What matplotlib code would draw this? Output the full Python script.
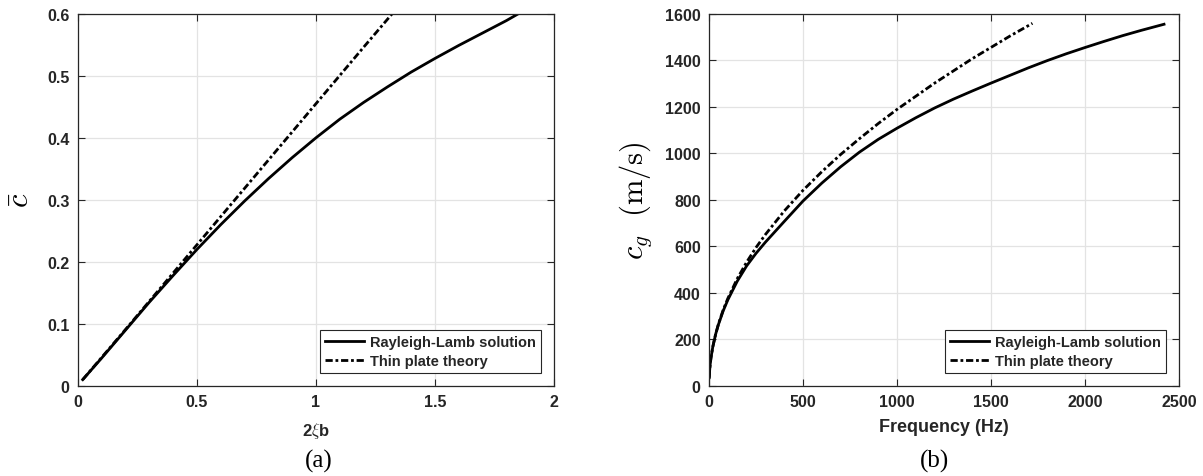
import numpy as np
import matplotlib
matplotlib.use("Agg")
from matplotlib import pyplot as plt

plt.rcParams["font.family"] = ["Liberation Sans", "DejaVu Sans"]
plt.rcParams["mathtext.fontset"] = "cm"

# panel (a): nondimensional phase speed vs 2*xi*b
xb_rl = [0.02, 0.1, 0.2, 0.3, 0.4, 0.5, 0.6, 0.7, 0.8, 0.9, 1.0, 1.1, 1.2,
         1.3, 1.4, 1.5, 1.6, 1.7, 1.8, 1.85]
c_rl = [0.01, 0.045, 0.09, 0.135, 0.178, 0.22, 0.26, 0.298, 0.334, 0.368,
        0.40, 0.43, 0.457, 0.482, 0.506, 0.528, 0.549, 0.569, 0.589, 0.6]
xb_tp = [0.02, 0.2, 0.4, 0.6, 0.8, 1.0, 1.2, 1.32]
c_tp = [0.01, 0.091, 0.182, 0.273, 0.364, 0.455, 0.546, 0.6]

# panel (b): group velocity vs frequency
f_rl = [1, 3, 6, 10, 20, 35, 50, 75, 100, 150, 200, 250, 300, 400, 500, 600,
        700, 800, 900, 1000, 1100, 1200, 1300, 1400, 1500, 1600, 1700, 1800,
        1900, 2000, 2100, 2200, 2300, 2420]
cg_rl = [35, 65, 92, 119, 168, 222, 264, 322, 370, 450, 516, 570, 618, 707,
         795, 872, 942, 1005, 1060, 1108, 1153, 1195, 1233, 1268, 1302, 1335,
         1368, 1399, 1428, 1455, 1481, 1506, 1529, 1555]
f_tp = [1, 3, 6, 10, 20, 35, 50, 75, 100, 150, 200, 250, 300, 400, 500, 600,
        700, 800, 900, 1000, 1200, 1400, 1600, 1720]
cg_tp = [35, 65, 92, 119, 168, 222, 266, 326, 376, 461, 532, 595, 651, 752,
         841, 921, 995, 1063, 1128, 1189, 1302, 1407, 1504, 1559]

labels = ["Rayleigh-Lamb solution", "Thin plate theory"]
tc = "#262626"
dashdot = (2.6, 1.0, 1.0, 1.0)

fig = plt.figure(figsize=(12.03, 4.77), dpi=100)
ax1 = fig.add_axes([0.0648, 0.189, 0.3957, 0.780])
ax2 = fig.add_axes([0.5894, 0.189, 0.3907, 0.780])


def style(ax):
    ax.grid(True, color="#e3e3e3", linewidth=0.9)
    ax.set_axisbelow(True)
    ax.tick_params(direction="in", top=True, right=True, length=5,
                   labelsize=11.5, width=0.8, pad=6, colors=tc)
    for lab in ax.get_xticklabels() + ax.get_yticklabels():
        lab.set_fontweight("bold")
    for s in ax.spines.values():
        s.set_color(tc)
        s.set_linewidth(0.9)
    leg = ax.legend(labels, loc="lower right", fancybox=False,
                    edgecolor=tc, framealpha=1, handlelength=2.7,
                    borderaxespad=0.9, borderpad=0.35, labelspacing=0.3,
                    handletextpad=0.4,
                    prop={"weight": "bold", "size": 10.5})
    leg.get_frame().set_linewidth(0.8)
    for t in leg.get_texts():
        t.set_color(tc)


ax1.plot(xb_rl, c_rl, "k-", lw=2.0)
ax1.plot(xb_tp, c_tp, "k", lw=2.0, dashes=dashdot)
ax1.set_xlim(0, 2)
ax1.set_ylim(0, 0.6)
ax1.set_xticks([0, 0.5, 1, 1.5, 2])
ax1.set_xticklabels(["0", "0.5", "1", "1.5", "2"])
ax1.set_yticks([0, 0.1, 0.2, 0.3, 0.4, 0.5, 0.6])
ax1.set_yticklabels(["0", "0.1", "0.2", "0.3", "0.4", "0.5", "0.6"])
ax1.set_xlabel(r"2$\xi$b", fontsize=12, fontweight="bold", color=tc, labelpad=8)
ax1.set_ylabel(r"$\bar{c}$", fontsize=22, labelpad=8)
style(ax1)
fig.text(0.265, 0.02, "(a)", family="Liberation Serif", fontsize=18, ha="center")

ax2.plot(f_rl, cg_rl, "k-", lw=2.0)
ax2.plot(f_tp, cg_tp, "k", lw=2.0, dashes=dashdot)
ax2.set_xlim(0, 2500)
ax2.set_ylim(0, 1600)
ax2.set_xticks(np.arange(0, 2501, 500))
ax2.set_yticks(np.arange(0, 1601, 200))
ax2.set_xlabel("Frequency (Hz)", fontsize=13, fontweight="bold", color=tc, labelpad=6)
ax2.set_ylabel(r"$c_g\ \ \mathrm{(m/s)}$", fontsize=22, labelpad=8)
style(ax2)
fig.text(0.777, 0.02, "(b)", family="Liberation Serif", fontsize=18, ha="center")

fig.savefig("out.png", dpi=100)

━━━━━━

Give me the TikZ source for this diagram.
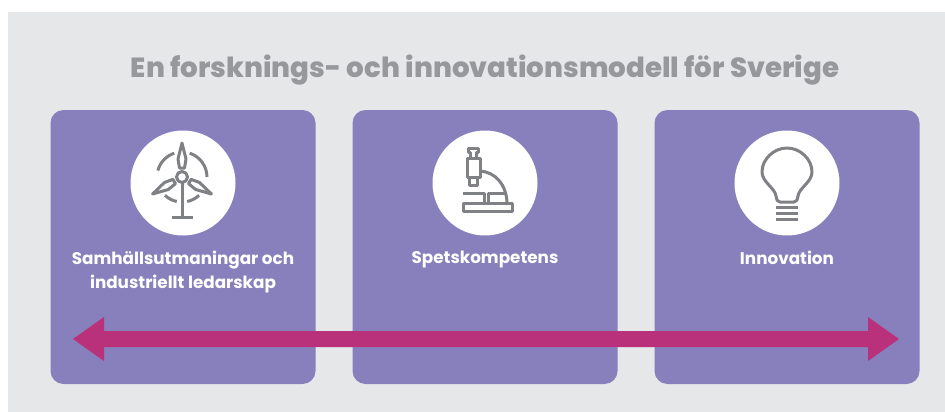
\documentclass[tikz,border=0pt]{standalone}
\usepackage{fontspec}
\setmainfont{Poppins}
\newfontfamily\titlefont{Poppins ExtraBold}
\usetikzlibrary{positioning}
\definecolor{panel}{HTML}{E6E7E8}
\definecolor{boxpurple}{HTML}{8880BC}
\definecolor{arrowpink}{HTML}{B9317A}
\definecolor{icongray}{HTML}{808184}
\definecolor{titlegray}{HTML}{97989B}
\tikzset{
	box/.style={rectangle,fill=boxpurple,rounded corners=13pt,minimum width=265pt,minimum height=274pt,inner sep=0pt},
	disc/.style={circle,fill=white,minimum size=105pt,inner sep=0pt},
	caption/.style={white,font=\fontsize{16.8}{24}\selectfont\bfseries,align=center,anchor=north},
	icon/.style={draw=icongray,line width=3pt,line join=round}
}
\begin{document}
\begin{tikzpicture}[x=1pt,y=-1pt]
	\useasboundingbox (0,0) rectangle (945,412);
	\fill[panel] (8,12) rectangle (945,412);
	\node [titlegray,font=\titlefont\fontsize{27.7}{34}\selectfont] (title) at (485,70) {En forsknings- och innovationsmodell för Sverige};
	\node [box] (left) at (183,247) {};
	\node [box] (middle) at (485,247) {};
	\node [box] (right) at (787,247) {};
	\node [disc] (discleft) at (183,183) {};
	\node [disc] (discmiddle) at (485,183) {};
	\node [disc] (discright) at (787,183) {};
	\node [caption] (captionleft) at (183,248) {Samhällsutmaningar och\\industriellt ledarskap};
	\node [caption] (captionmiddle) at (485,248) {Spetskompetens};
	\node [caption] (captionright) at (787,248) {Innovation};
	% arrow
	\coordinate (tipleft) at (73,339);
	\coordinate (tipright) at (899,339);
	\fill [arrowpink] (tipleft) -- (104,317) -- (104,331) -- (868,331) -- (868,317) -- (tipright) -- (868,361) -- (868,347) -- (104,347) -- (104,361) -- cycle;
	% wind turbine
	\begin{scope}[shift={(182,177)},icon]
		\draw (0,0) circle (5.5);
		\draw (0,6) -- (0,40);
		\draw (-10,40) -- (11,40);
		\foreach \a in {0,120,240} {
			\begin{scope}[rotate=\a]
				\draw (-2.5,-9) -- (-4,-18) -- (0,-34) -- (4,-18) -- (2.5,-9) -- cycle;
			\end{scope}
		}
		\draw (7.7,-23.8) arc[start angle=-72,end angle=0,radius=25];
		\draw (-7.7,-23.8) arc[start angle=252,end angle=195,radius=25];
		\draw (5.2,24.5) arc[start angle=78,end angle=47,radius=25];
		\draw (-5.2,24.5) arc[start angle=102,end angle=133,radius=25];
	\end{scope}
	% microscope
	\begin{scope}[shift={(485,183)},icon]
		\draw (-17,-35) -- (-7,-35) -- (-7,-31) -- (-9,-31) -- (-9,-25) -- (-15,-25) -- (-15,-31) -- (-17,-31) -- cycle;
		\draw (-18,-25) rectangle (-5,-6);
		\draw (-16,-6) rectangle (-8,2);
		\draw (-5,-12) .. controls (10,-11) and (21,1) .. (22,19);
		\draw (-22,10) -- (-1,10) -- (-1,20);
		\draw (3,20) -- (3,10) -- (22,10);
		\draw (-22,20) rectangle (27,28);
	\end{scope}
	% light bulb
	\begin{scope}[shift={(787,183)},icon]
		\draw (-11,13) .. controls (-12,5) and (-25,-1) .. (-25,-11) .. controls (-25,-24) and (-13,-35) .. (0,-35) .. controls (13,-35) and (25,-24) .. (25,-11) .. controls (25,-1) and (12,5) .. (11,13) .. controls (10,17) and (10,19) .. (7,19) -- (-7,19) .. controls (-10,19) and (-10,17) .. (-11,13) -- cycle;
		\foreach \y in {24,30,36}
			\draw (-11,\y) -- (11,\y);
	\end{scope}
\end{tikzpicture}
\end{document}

━━━━━━

Go to the line containing "What matplotlib code" and copy exactly from there through the line containing "c_tp = [0.01, 0.091, 0.182, 0.273, 0.364, 0.455, 0.546, 0.6]", both included, and nothing more. Pictures are excluded.

What matplotlib code would draw this? Output the full Python script.
import numpy as np
import matplotlib
matplotlib.use("Agg")
from matplotlib import pyplot as plt

plt.rcParams["font.family"] = ["Liberation Sans", "DejaVu Sans"]
plt.rcParams["mathtext.fontset"] = "cm"

# panel (a): nondimensional phase speed vs 2*xi*b
xb_rl = [0.02, 0.1, 0.2, 0.3, 0.4, 0.5, 0.6, 0.7, 0.8, 0.9, 1.0, 1.1, 1.2,
         1.3, 1.4, 1.5, 1.6, 1.7, 1.8, 1.85]
c_rl = [0.01, 0.045, 0.09, 0.135, 0.178, 0.22, 0.26, 0.298, 0.334, 0.368,
        0.40, 0.43, 0.457, 0.482, 0.506, 0.528, 0.549, 0.569, 0.589, 0.6]
xb_tp = [0.02, 0.2, 0.4, 0.6, 0.8, 1.0, 1.2, 1.32]
c_tp = [0.01, 0.091, 0.182, 0.273, 0.364, 0.455, 0.546, 0.6]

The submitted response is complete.